Este governo e os que o antecederam toleraram a agiotagem. E reservaram como vítimas exatamente as pessoas mais pobres, aquelas que não têm condições cadastrais para levantar em bancos organizados os recursos de que precisam. Verdade que também nestes os juros lembram agiotagem. Passando pelas ruas das grandes cidades, os cidadãos, em especial os de aparência mais humilde, são abordados com papeletas de propaganda desta ou daquela financeira. E elas não são poucas. Existem às dezenas.
As ofertas são tentadoras. Empréstimos na hora ou em menos de vinte e quatro horas. Dispensam-se avalistas, comprovação de renda e o que mais seria indispensável em qualquer transação séria com dinheiro. Na área central de Curitiba há uma financeira depois da outra e inocentes aceitam o gentil convite de pegar dinheiro a longo prazo, com prestações módicas e sem a necessidade, em geral irrealizável, de apresentar fiança e cadastro. Empresta-se até pelo telefone. Trata-se de um negócio que deveria ser proibido ou, pelo menos, severamente fiscalizado, pois é agiotagem oficializada.
A dispensa de garantias justifica-se pelo fato de que os juros que cobra são tão altos que, se um percentual de mutuários deixar de pagar, o dinheiro nem faz falta. A maioria das financeiras nem sequer se dá ao trabalho de ingressar na Justiça para receber o dinheiro que emprestou, pois a sua rentabilidade no bolo de negócios é tão grande que nulifica os efeitos dos calotes. No mais, as classes mais humildes costumam ser melhor pagadoras que as mais abastadas.
O pobre mutuário entra numa dessas lojas porque ganha pouco, não tem dinheiro muitas vezes para necessidades essenciais ou dele precisa para pagar outra dívida vencida e não quitada. O que lhe esclarecem é o valor das prestações. Estas são baixas, porque estendidas em longuíssimos prazos.
O raciocínio do cliente, que quase sempre não entende as complicações do mercado financeiro, é que, se dá para pagar a prestação, é um bom negócio. Bom negócio é, sim, para os donos das financeiras, pois os juros são tão altos que, diante deles, os cobrados pelos grandes bancos até parecem benemerência.

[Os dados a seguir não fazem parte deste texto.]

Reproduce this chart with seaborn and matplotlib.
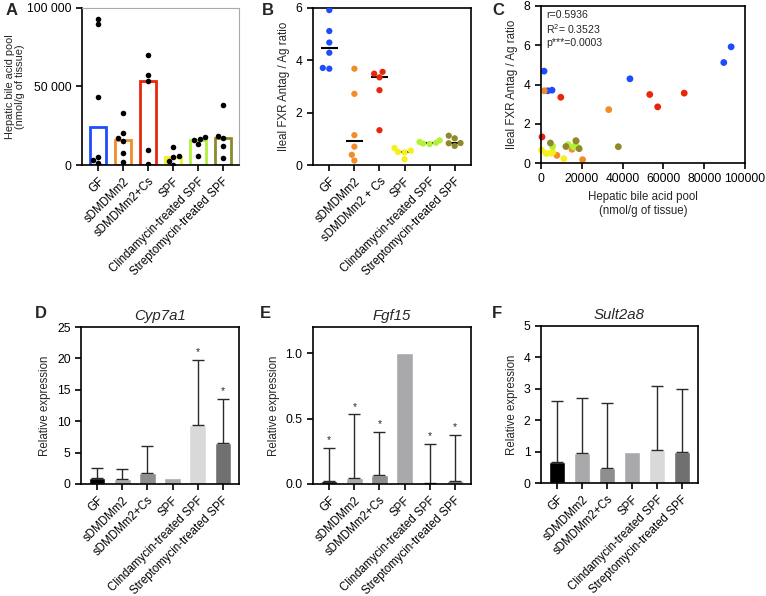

Ser pobre não é prêmio. Pobre e explorado, nos parece um crime. E o governo nada fazer, uma omissão indesculpável, numa época em que já temos um código de defesa do consumidor. Quando saiu a Constituição de 1988, chegou-se a nela incluir juros máximos de 12% ao ano. Um sonho impossível. Tentou-se argumentar que, acima desse percentual, seria agiotagem. O mercado financeiro tem desmentido. Mas juros elevadíssimos como o da agiotagem financeira que hoje se pratica, isto sim é explorar a camada mais pobre da sociedade e merece de nossos governantes alguma providência.
A idéia do cliente de que pagar, a perder de vista, prestações que cabem no seu modesto orçamento é aceitável é um grande equívoco. O dinheiro tem um preço e deve ser preço justo. Muito acima desse preço justo é achacar de quem não tem e mais precisa.
De outro lado, se compararmos os juros cobrados por essas ditas financeiras, verdadeiras arapucas, com os juros considerados extorsivos dos bancos, acabaremos concedendo indulgências aos banqueiros. Eles emprestam a juros elevados, mas muito longe da exploração que se pratica contra as famílias de baixa renda.